As a side note, it's much more efficient to work out the screen space bounds of each light before running the per tile checks, saves constructing identical planes for tens of tiles, etc.

Anyway, fun to see some activity on this topic! And I'm surprised at the good results for tiled forward.

Cheers
.ola

##### Share on other sites
Yeah, given that ALU power continues to increase while bandwidth doesn't the removal of that constraint is a very nice factor for LI.

I tried to spin the app up in AMD's GPU PerfStudio last night but it became a crash fest Wanted to see what kind of utilisation the various stages were getting on the ALUs and bandwidth wise.

##### Share on other sites
How easy would it be to implement transparency in a LI renderer? The z prepass suffers from the same issue as a geometry pass in a deferred shading renderer.

##### Share on other sites
It would be the same as a normal forward lighting system; render transparent objects back to front. You'd just get early rejection for objects which are behind the layed down z-pass.

The other option is an order independant transparency system but those are still pretty heavy on the hardware it would seem.

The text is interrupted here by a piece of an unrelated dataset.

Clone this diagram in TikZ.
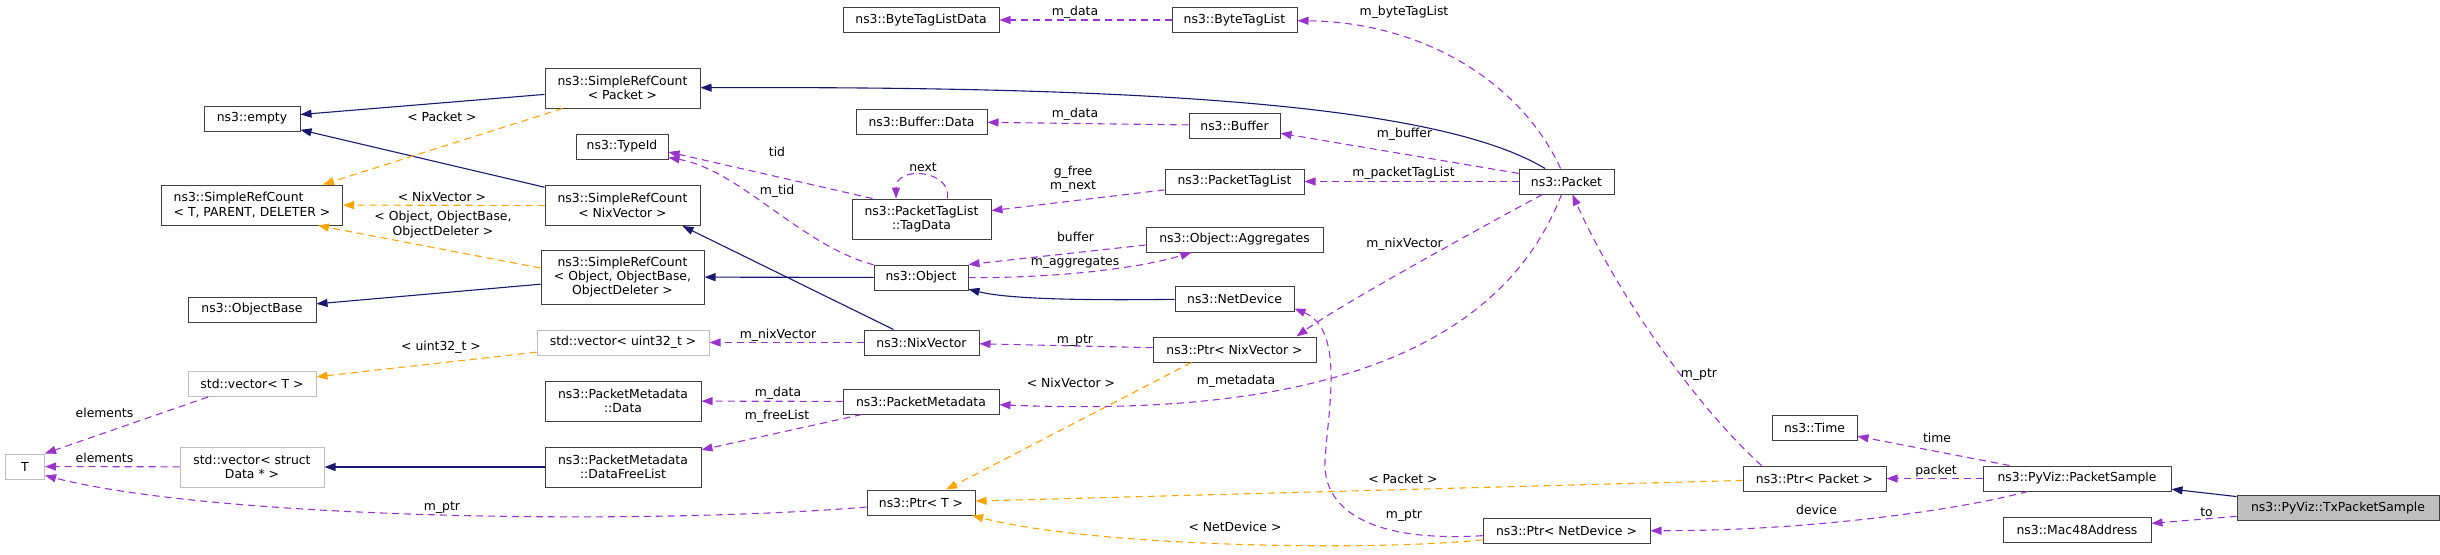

##### Share on other sites

It would be the same as a normal forward lighting system; render transparent objects back to front. You'd just get early rejection for objects which are behind the layed down z-pass.

Just note that the restriction applies to lights as well, so when you build the grid you can only reject lights entirely behind the scene (only use max depth). Obiously one could elaborate on this with a min depth buffer, but before you know it we'll have implemented depth peeling

Otherwise I think the fact that you can reuse the entire pipeline including shader functions to access the grid, is one of the really strong features of the tiled deferred-forward combo. Easy to to tiled deferred for opaque objects, and then add a tiled forward for transparent, if that is what works. It is very easy to move between tiled deferred and forward shading, and this got to be good for compatibility/scaling/adapting to platforms.

##### Share on other sites

Just note that the restriction applies to lights as well, so when you build the grid you can only reject lights entirely behind the scene (only use max depth). Obiously one could elaborate on this with a min depth buffer, but before you know it we'll have implemented depth peeling

Otherwise I think the fact that you can reuse the entire pipeline including shader functions to access the grid, is one of the really strong features of the tiled deferred-forward combo. Easy to to tiled deferred for opaque objects, and then add a tiled forward for transparent, if that is what works. It is very easy to move between tiled deferred and forward shading, and this got to be good for compatibility/scaling/adapting to platforms.

But then you loose the benefit of easily being able to use different BRDFs, unless you resort to storing material ID in your gbuffer and then use branching in your lighting shader.